Sometimes, they stay in the room but stop engaging with you. They talk across you, pass items around you, or make plans over your head. The message is that your presence does not count.

Repeated experiences like this can wear on your confidence. It helps to remember that healthy relationships feel open, even when the topic shifts. If you consistently feel like the pause in the room, it may be time to invest more in spaces where you feel welcome.

9. Their tone shifts when others walk away

People who secretly dislike you often adjust their tone based on who is watching. Around the group, they might sound pleasant. The moment others walk away, their voice becomes colder, flatter, or sharper.

You may notice that their small talk dries up once there is no one else to perform for. In a meeting, they joke with you while the manager is present. After the manager leaves, they stop making eye contact and answer in clipped phrases.

Sometimes the shift moves in the other direction. They act casual or distant when you are alone, then suddenly act very friendly when someone they want to impress walks in. You can feel like a prop in their social image.

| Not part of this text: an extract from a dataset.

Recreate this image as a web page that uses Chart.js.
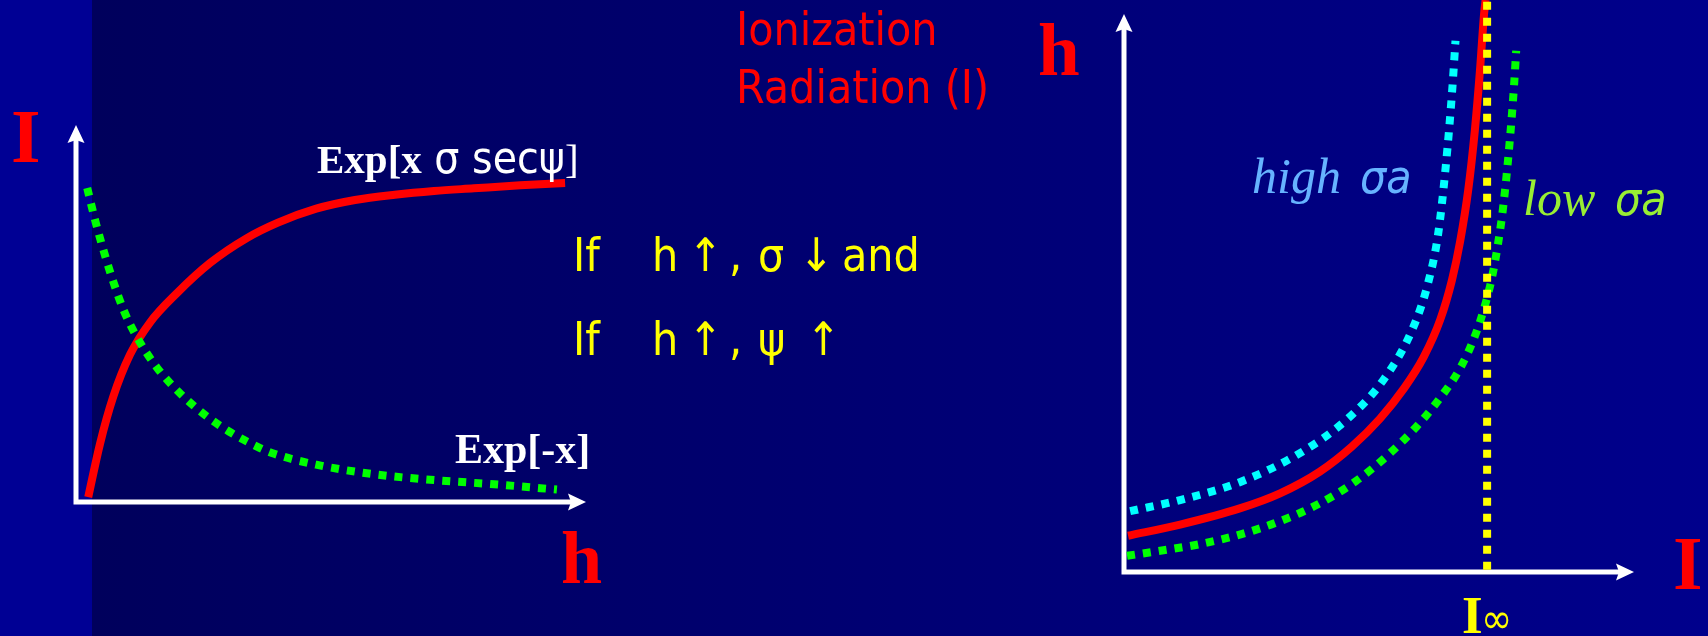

Over time, your nervous system starts to expect this change. You might feel your shoulders tense when you realize you are about to be alone with them, even if the conversation looks normal from the outside.

Pay attention to how consistent someone is across settings. People with real warmth usually sound similar whether you are alone or in a crowd. If their kindness appears only when it serves them, that tells you a lot.

You deserve relationships where your presence brings out genuine kindness, steady respect and relaxed conversation, not sudden mood swings.